@Pinochet73,
Pinochet73;18724 wrote:There's no 'race'. The Russians might be manufacturing more nukes for varioius reasons, but the Cold War, with its foundation of Mutually Assured Destruction, is over. Whatever they're doing, it's outside the context of the Cold War.
The Cold War never stopped. Maybe what happened with the break-up of the Soviet Union was a strategic retreat. The idea that it stopped is a lie we were sold. We were lulled into thinking it was over and gave up on our efforts to expose and counter the communist block's threat and actions.
We began to fund their efforts by funding portions of their nuclear industry in an effort to reduce its vulnerability to compromise. This allowed them to focus the funding they have on other sectors of their military/industrial capability.
Who remains in positions of leadership throughout the system in both countries? The senior leaders may have changed in the case for Yeltzen, but Gorby was KGB and Putin was KGB. Both were hand picked and proteges of Yuri Andropov.
Gorbachev owed his political advancement to his vigorous performance in office and also to personal connections. In addition to Kulakov, Gorbachev enjoyed the confidence of Mikhail Suslov, who served as senior secretary for ideology of the CPSU, and of Yuri Andropov, the chairman of the KGB (Komitet gosudarstvennoy bezopasnosti, or State Security Committee). Suslov had served as first secretary of the Stavropol’ Territory committee of the CPSU in the 1940s; Andropov was a native of the area and often vacationed there.
Gorbachev - MSN Encarta
In November 1978, shortly after Kulakov’s death, Gorbachev moved to Moscow to succeed Kulakov as Central Committee secretary responsible for Soviet agriculture. In 1979 he also became a candidate (nonvoting) member of the CPSU’s Politburo, its top policy-making body. In October 1980, at the age of 49, Gorbachev was made a full member of the Politburo, thus becoming the youngest member of the Communist Party’s inner circle.

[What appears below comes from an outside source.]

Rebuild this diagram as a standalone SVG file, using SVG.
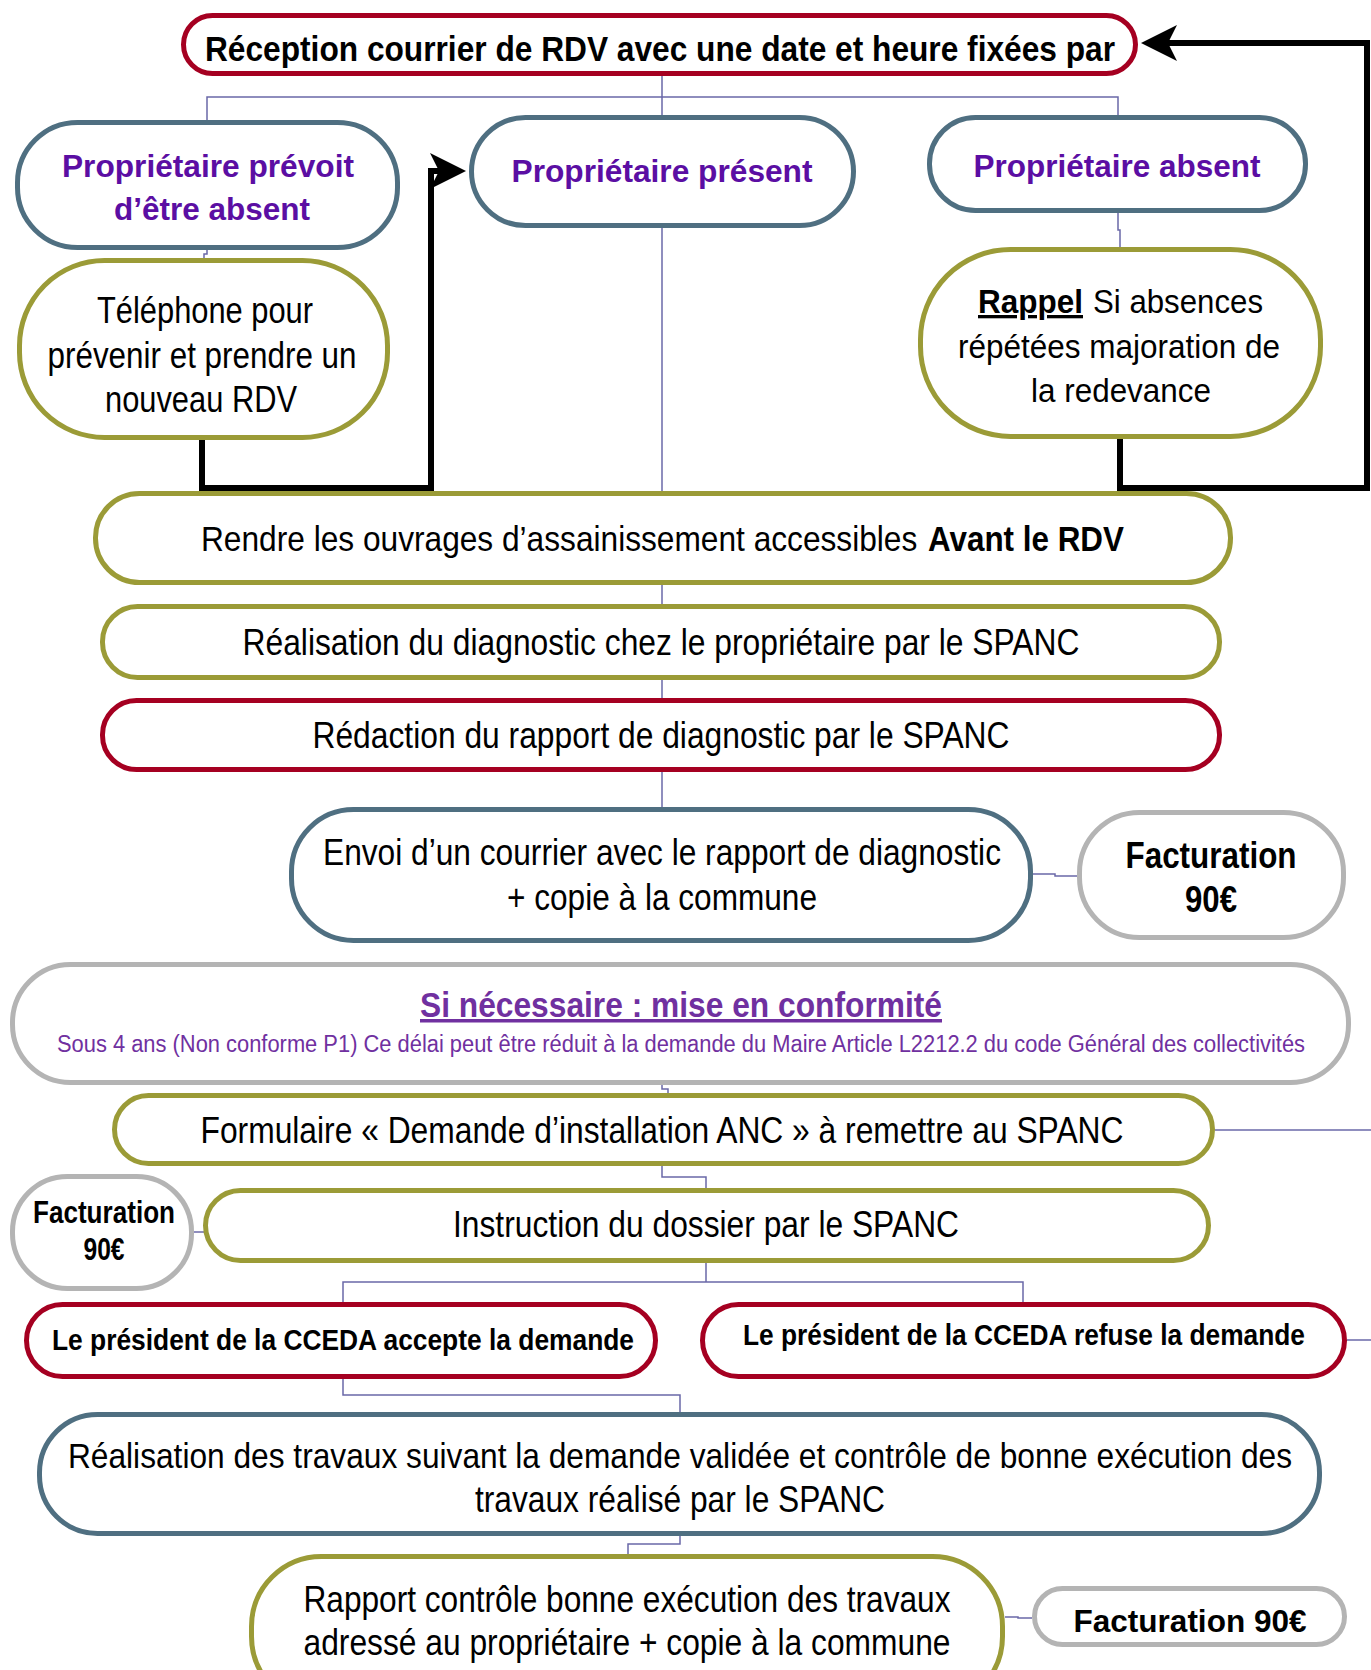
<svg xmlns="http://www.w3.org/2000/svg" width="1371" height="1670" viewBox="0 0 1371 1670">
<style>
.n rect{fill:#fff;stroke-width:5}
.red rect{stroke:#a50021}
.slate rect{stroke:#4f6f81}
.olive rect{stroke:#9b9b37}
.gray rect{stroke:#b4b4b4}
text{font-family:"Liberation Sans",Arial,sans-serif;text-anchor:middle;fill:#000}
.s{text-anchor:start}
.b{font-weight:bold}
.pu{fill:#5b0ea3}
.pv{fill:#7030a0}
.u{text-decoration:underline}
.c{fill:none;stroke:#6a68a8;stroke-width:1.5}
.k{fill:none;stroke:#000;stroke-width:6}
</style>
<defs>
<marker id="arr" viewBox="0 0 36 36" markerUnits="userSpaceOnUse" markerWidth="36" markerHeight="36" refX="20" refY="18" orient="auto">
<path d="M0,0 L36,18 L0,36 L9,18 Z" fill="#000"/>
</marker>
</defs>
<g id="connectors">
<path class="c" d="M662 76 V97 M207 120 V97 H1118 V115 M662 97 V115"/>
<path class="c" d="M207 250 V254 H204 V258"/>
<path class="c" d="M662 228 V491"/>
<path class="c" d="M1118 213 V230 H1120 V247"/>
<path class="c" d="M662 585 V604"/>
<path class="c" d="M662 680 V698"/>
<path class="c" d="M662 772 V807"/>
<path class="c" d="M1033 874 H1055 V876 H1077"/>
<path class="c" d="M662 1085 V1089 H668 V1093"/>
<path class="c" d="M1215 1130 H1371"/>
<path class="c" d="M662 1166 V1177 H706 V1188"/>
<path class="c" d="M194 1232 H210"/>
<path class="c" d="M706 1263 V1282 M343 1302 V1282 H1023 V1302"/>
<path class="c" d="M1347 1340 H1371"/>
<path class="c" d="M343 1379 V1395 H680 V1412"/>
<path class="c" d="M680 1536 V1544 H628 V1554"/>
<path class="c" d="M1005 1617 H1018 V1618 H1032"/>
<path class="k" d="M202 438 V488 H431 V171 H450" marker-end="url(#arr)"/>
<path class="k" d="M1120 438 V488 H1367 V43 H1157" marker-end="url(#arr)"/>
</g>
<g id="n-reception" class="n red">
<rect x="183.5" y="15.5" width="952" height="58" rx="29"/>
<text class="b" x="660" y="61" font-size="35" textLength="910" lengthAdjust="spacingAndGlyphs">Réception courrier de RDV avec une date et heure fixées par</text>
</g>
<g id="n-prevoit" class="n slate">
<rect x="17.5" y="122.5" width="380" height="125" rx="60"/>
<text class="b pu" x="208" y="177" font-size="32" textLength="292" lengthAdjust="spacingAndGlyphs">Propriétaire prévoit</text>
<text class="b pu" x="212" y="220" font-size="32" textLength="196" lengthAdjust="spacingAndGlyphs">d’être absent</text>
</g>
<g id="n-present" class="n slate">
<rect x="471.5" y="117.5" width="382" height="108" rx="54"/>
<text class="b pu" x="662" y="182" font-size="32" textLength="301" lengthAdjust="spacingAndGlyphs">Propriétaire présent</text>
</g>
<g id="n-absent" class="n slate">
<rect x="929.5" y="117.5" width="376" height="93" rx="46"/>
<text class="b pu" x="1117" y="177" font-size="32" textLength="287" lengthAdjust="spacingAndGlyphs">Propriétaire absent</text>
</g>
<g id="n-telephone" class="n olive">
<rect x="19.5" y="260.5" width="368" height="177" rx="85"/>
<text x="205" y="323" font-size="36" textLength="216" lengthAdjust="spacingAndGlyphs">Téléphone pour</text>
<text x="202" y="368" font-size="36" textLength="309" lengthAdjust="spacingAndGlyphs">prévenir et prendre un</text>
<text x="201" y="412" font-size="36" textLength="192" lengthAdjust="spacingAndGlyphs">nouveau RDV</text>
</g>
<g id="n-rappel" class="n olive">
<rect x="920.5" y="249.5" width="400" height="187" rx="90"/>
<text class="s b u" x="978" y="313" font-size="33" textLength="105" lengthAdjust="spacingAndGlyphs">Rappel</text>
<text class="s" x="1093" y="313" font-size="33" textLength="170" lengthAdjust="spacingAndGlyphs">Si absences</text>
<text x="1119" y="358" font-size="33" textLength="322" lengthAdjust="spacingAndGlyphs">répétées majoration de</text>
<text x="1121" y="402" font-size="33" textLength="180" lengthAdjust="spacingAndGlyphs">la redevance</text>
</g>
<g id="n-rendre" class="n olive">
<rect x="95.5" y="493.5" width="1135" height="89" rx="44"/>
<text class="s" transform="translate(201 551) scale(0.88 1)" x="0" y="0" font-size="36" textLength="814" lengthAdjust="spacingAndGlyphs">Rendre les ouvrages d’assainissement accessibles</text>
<text class="s b" transform="translate(928 551) scale(0.867 1)" x="0" y="0" font-size="36" textLength="226" lengthAdjust="spacingAndGlyphs">Avant le RDV</text>
</g>
<g id="n-realisation" class="n olive">
<rect x="102.5" y="606.5" width="1117" height="71" rx="35"/>
<text x="661" y="655" font-size="36" textLength="837" lengthAdjust="spacingAndGlyphs">Réalisation du diagnostic chez le propriétaire par le SPANC</text>
</g>
<g id="n-redaction" class="n red">
<rect x="102.5" y="700.5" width="1117" height="69" rx="34"/>
<text x="661" y="748" font-size="36" textLength="697" lengthAdjust="spacingAndGlyphs">Rédaction du rapport de diagnostic par le SPANC</text>
</g>
<g id="n-envoi" class="n slate">
<rect x="291.5" y="809.5" width="739" height="131" rx="62"/>
<text x="662" y="865" font-size="36" textLength="678" lengthAdjust="spacingAndGlyphs">Envoi d’un courrier avec le rapport de diagnostic</text>
<text x="662" y="910" font-size="36" textLength="310" lengthAdjust="spacingAndGlyphs">+ copie à la commune</text>
</g>
<g id="n-factu1" class="n gray">
<rect x="1079.5" y="812.5" width="264" height="125" rx="60"/>
<text class="b" x="1211" y="868" font-size="36" textLength="171" lengthAdjust="spacingAndGlyphs">Facturation</text>
<text class="b" x="1211" y="912" font-size="36" textLength="52" lengthAdjust="spacingAndGlyphs">90€</text>
</g>
<g id="n-conformite" class="n gray">
<rect x="12.5" y="964.5" width="1336" height="118" rx="58"/>
<text class="b pv u" x="681" y="1017" font-size="35" textLength="522" lengthAdjust="spacingAndGlyphs">Si nécessaire : mise en conformité</text>
<text class="pv" x="681" y="1052" font-size="23" textLength="1248" lengthAdjust="spacingAndGlyphs">Sous 4 ans (Non conforme P1) Ce délai peut être réduit à la demande du Maire Article L2212.2 du code Général des collectivités</text>
</g>
<g id="n-formulaire" class="n olive">
<rect x="114.5" y="1095.5" width="1098" height="68" rx="34"/>
<text x="662" y="1143" font-size="36" textLength="923" lengthAdjust="spacingAndGlyphs">Formulaire « Demande d’installation ANC » à remettre au SPANC</text>
</g>
<g id="n-instruction" class="n olive">
<rect x="205.5" y="1190.5" width="1003" height="70" rx="35"/>
<text x="706" y="1237" font-size="36" textLength="506" lengthAdjust="spacingAndGlyphs">Instruction du dossier par le SPANC</text>
</g>
<g id="n-factu2" class="n gray">
<rect x="12.5" y="1176.5" width="179" height="112" rx="55"/>
<text class="b" x="104" y="1223" font-size="31" textLength="142" lengthAdjust="spacingAndGlyphs">Facturation</text>
<text class="b" x="104" y="1260" font-size="31" textLength="41" lengthAdjust="spacingAndGlyphs">90€</text>
</g>
<g id="n-accepte" class="n red">
<rect x="26.5" y="1304.5" width="629" height="72" rx="36"/>
<text class="b" x="343" y="1350" font-size="29" textLength="582" lengthAdjust="spacingAndGlyphs">Le président de la CCEDA accepte la demande</text>
</g>
<g id="n-refuse" class="n red">
<rect x="702.5" y="1304.5" width="642" height="72" rx="36"/>
<text class="b" x="1024" y="1345" font-size="29" textLength="562" lengthAdjust="spacingAndGlyphs">Le président de la CCEDA refuse la demande</text>
</g>
<g id="n-travaux" class="n slate">
<rect x="39.5" y="1414.5" width="1280" height="119" rx="58"/>
<text transform="translate(680 1468) scale(0.875 1)" x="0" y="0" font-size="36" textLength="1399" lengthAdjust="spacingAndGlyphs">Réalisation des travaux suivant la demande validée et contrôle de bonne exécution des</text>
<text x="680" y="1512" font-size="36" textLength="410" lengthAdjust="spacingAndGlyphs">travaux réalisé par le SPANC</text>
</g>
<g id="n-rapport" class="n olive">
<rect x="251.5" y="1556.5" width="751" height="150" rx="70"/>
<text x="627" y="1612" font-size="36" textLength="647" lengthAdjust="spacingAndGlyphs">Rapport contrôle bonne exécution des travaux</text>
<text x="627" y="1655" font-size="36" textLength="647" lengthAdjust="spacingAndGlyphs">adressé au propriétaire + copie à la commune</text>
</g>
<g id="n-factu3" class="n gray">
<rect x="1034.5" y="1588.5" width="310" height="56" rx="28"/>
<text class="b" x="1190" y="1632" font-size="32" textLength="233" lengthAdjust="spacingAndGlyphs">Facturation 90€</text>
</g>
</svg>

Vladimir Putin Biography (Political Figure/President of Russia) — Infoplease.com
As the hand-picked successor of Boris Yeltsin, Vladimir Putin was elected president of the Russian Federation in 2000. After earning a law degree in 1975, Putin joined the KGB, the security force of the former Soviet Union. He spent years working primarily in East Germany, then left the service in 1991 and became active in the politics of St. Petersburg (formerly Leningrad). He was brought to Moscow by Yeltsin in 1996 and served as an administrator in the Kremlin and an official for the security organizations which replaced the KGB. In 1999 Putin became Yeltsin's fifth prime minister in 17 months, then became acting president when Yeltsin left office. He was officially elected to the office in 2000 and then re-elected in a landslide vote in March of 2004.
Yuri Andropov - Wikipedia, the free encyclopedia
Andropov returned to Moscow to head the Department for Liaison with Communist and Workers' Parties in Socialist Countries (1957–1967). In 1961, he was elected full member of the CPSU Central Committee and was promoted to the Secretariat of the CPSU Central Committee in 1962. In 1967, he was relieved of his work in the Central Committee apparatus and appointed head of the KGB on recommendation of Mikhail Suslov and subsequently brought into the Politburo as a candidate member; perhaps, for his activity in supporting of the regime of political stagnation [1] and his brutality in repression of dissidents [2].
In 1973, Andropov was promoted to full member of the Politburo. He was the longest-serving KGB chairman and did not resign as head of the KGB until May 1982, when he was again promoted to the Secretariat to succeed Suslov as secretary responsible for ideological affairs.
Two days after Brezhnev's death, on (November 12, 1982), Andropov was elected General Secretary of the CPSU being the first former head of the KGB to become General Secretary. His appointment was received in the West with apprehension, in view of his roles in the KGB and in Hungary.